Orders for the island's products dropped 14.2% on a sequential basis in February, to $11.17 billion, according to Taiwan's Ministry of Economic Affairs. Electronic systems, subsystems, and components are among Taiwan's primary exports.
The latest figures represented a 9.9% gain from a year earlier, but that is the first time since March 2002 that the year-over-year increase was not in double digits, the ministry said. Export orders for the previous month are usually an indicator of actual shipments in the current month, said the ministry's statistics chief, Chang Yaw Tzong.

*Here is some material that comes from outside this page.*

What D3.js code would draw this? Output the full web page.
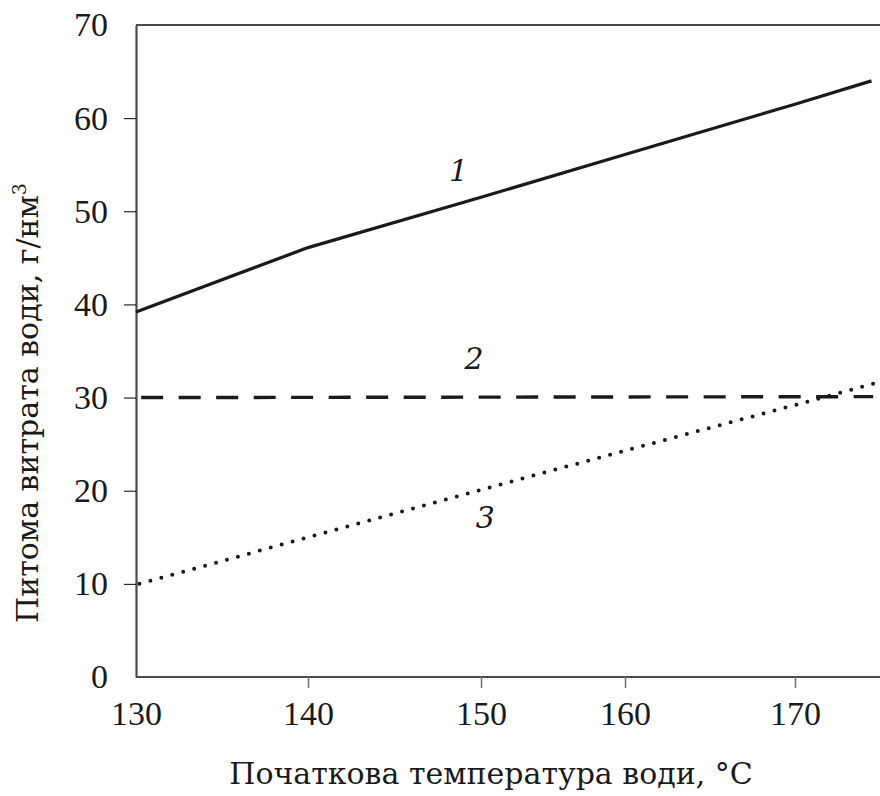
<!DOCTYPE html>
<html><head><meta charset="utf-8">
<script src="https://cdn.jsdelivr.net/npm/d3@7"></script>
<style>
body{margin:0;background:#fff;}
svg text{font-family:"Liberation Serif","Times New Roman",serif;fill:#1a1a1a;}
</style></head>
<body><svg id="c" width="880" height="796"></svg>
<script>
// Data
const xTicks = [130, 140, 150, 160, 170];
const yTicks = [0, 10, 20, 30, 40, 50, 60, 70];
const curve1T = [130, 140, 150, 160, 170, 174.5];
const curve1V = [39.2, 46.1, 51.5, 56.1, 61.5, 64.0];
const curve2T = [130.3, 174.6];
const curve2V = [30.0, 30.1];
const curve3T = [130.2, 140, 150, 160, 170, 174.8];
const curve3V = [10.0, 15.0, 20.1, 24.3, 29.2, 31.6];
const curveLabels = ["1", "2", "3"];
const labelT = [148.7, 149.6, 150.3];
const labelV = [53.3, 33.1, 16.0];
const xTitle = "Початкова температура води, °C";
const yTitleMain = "Питома витрата води, г/нм";
const yTitleSup = "3";

const svg = d3.select("#c");
// Piecewise-linear x scale reproducing the tick spacing of the original figure
const x = d3.scaleLinear().domain([130, 140, 150, 160, 170, 175]).range([136, 308, 481, 625, 795, 880]);
const y = d3.scaleLinear().domain([0, 70]).range([677, 25]);

const axisColor = "#4a4a4a";
const titleFont = "'DejaVu Serif', serif";

// top border
svg.append("line").attr("x1", x(130)).attr("x2", 880).attr("y1", y(70)).attr("y2", y(70))
  .attr("stroke", axisColor).attr("stroke-width", 2);

// x axis
const gx = svg.append("g").attr("transform", `translate(0,${y(0)})`)
  .call(d3.axisBottom(x).tickValues(xTicks).tickSize(11).tickPadding(13).tickSizeOuter(0).tickFormat(d3.format("d")));
gx.select(".domain").attr("stroke", axisColor).attr("stroke-width", 2.2).attr("d", `M${x(130)},0H880`);
gx.selectAll(".tick line").attr("stroke", "#777").attr("stroke-width", 1.6);
gx.selectAll(".tick").filter(d => d === 130).select("line").remove();
gx.selectAll(".tick text").attr("font-size", 34).attr("fill", "#1a1a1a")
  .style("font-family", "'Liberation Serif', serif");

// y axis
const gy = svg.append("g").attr("transform", `translate(${x(130)},0)`)
  .call(d3.axisLeft(y).tickValues(yTicks).tickSize(12).tickPadding(16).tickSizeOuter(0).tickFormat(d3.format("d")));
gy.select(".domain").attr("stroke", axisColor).attr("stroke-width", 2.2);
gy.selectAll(".tick").filter(d => d === 0 || d === 70).select("line").remove();
gy.selectAll(".tick text").attr("font-size", 34).attr("fill", "#1a1a1a")
  .style("font-family", "'Liberation Serif', serif");

const line = d3.line().x(d => x(d[0])).y(d => y(d[1]));
const zip = (a, b) => a.map((t, i) => [t, b[i]]);

svg.append("path").datum(zip(curve1T, curve1V)).attr("d", line)
  .attr("fill", "none").attr("stroke", "#1a1a1a").attr("stroke-width", 3.2).attr("stroke-linejoin", "round");
svg.append("path").datum(zip(curve2T, curve2V)).attr("d", line)
  .attr("fill", "none").attr("stroke", "#1a1a1a").attr("stroke-width", 3.4).attr("stroke-dasharray", "22 15.5");
svg.append("path").datum(zip(curve3T, curve3V)).attr("d", line)
  .attr("fill", "none").attr("stroke", "#1a1a1a").attr("stroke-width", 4).attr("stroke-linecap", "round")
  .attr("stroke-dasharray", "0 11.35");

// curve number labels
svg.selectAll("text.cl").data(curveLabels).enter().append("text").attr("class", "cl")
  .attr("x", (d, i) => x(labelT[i])).attr("y", (d, i) => y(labelV[i]))
  .attr("text-anchor", "middle").attr("font-size", 30).attr("font-style", "italic")
  .style("font-family", titleFont).text(d => d);

// axis titles
svg.append("text").attr("x", 491).attr("y", 784).attr("text-anchor", "middle")
  .attr("font-size", 30).style("font-family", titleFont).text(xTitle);
const yt = svg.append("text").attr("transform", "translate(38,403) rotate(-90)").attr("text-anchor", "middle")
  .attr("font-size", 30).style("font-family", titleFont);
yt.append("tspan").text(yTitleMain);
yt.append("tspan").attr("font-size", 19).attr("dy", -12).text(yTitleSup);
</script></body></html>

Chang attributed the slowed growth in February to anticipation of war and its subduing effect on foreign orders, particularly from the United States. "Orders from the U.S. didn't increase," Chang said.
But that is only one of several factors contributing to the slowdown, according to Ben Lee, an analyst at Nomura Securities Co. Ltd., Taipei. "The situation in Iraq, a weak U.S. economy, and the Chinese New Year holidays all contrib-uted to the slower growth of export orders in February, in which there were almost 10 fewer working days," Lee said.
Demand from the United States, the island's largest overseas market, was flat in February at $3.2 billion. European orders climbed 8.3%, to $1.8 billion, and Japanese orders increased 2.4%, to $1.1 billion. Orders from Hong Kong, which serves as a way station for the shipment of products from Taiwan to mainland China, surged 28.9%,to $2.4 billion, the ministry said.
Chang said the slowdown would not significantly affect business in Taiwan if the war in Iraq ends soon. "If the war lasts less than three months, Taiwan companies won't be affected very much. Otherwise, demand from their global clients would shrink to a great extent."
If the war lasts longer than expected, Taiwan companies' profits are likely to be squeezed by factors such as rising oil prices and insurance fees, indus-try sources said.
The island's electronics industry has already felt some effects of the war with a disruption of shipping schedules and an increase in shipping costs. "Maritime shipments for heavy items such as desktops and CRT monitors have been delayed," Nomura's Lee said.
China Airlines and EVA Airways, Taiwan's two largest air carriers, announ-ced cargo rate increases last week of 10% to the U.S. and 15% to Europe, citing increased costs and demand.
But even if shipping costs go up, some of Taiwan's electronics companies said there won't be an immediate impact on their price structure.
"There has been no substantial impact so far," said Jesse Chou, a spokesman for Taiwan Semiconductor Manufacturing Co. Ltd. (TSMC), the world's largest foundry services provider. "Even if there were, freight accounts for only a small portion of our costs."
Chou added that in some cases, shipping costs are not even a factor because TSMC calculates its quotes in a variety of ways for different customers. Some prices are based only on what it costs TSMC to get the products out of the factory or beyond local ports, rather than delivered to their destination.
While industry leviathans such as TSMC may easily absorb the additional freight costs resulting from the war, some of Taiwan's smaller fish may find the expenses more difficult to swallow.
An executive with Quanta Computer Inc., which ships laptops to major OEMs such as Hewlett-Packard Co., admitted to a slight increase in his company's prices, but wouldn't say how much.
Eric Chen, special assistant to the president for Taiwan chipset design house ALi Corp., said the impact of increased shipping rates on his company has so far been minimal.
"Most of our customers are in China and Taiwan, so we're largely unaffected by the rate increases," which apply to Europe and the United States, he said.
Both the increased freight costs and the shipping delays are mitigated by the fact that Taiwan's companies saw the war coming and prepared for it, said Nomura's Lee. "Most OEMs have built up some inventory by asking their Taiwan suppliers to deliver products before the war even began."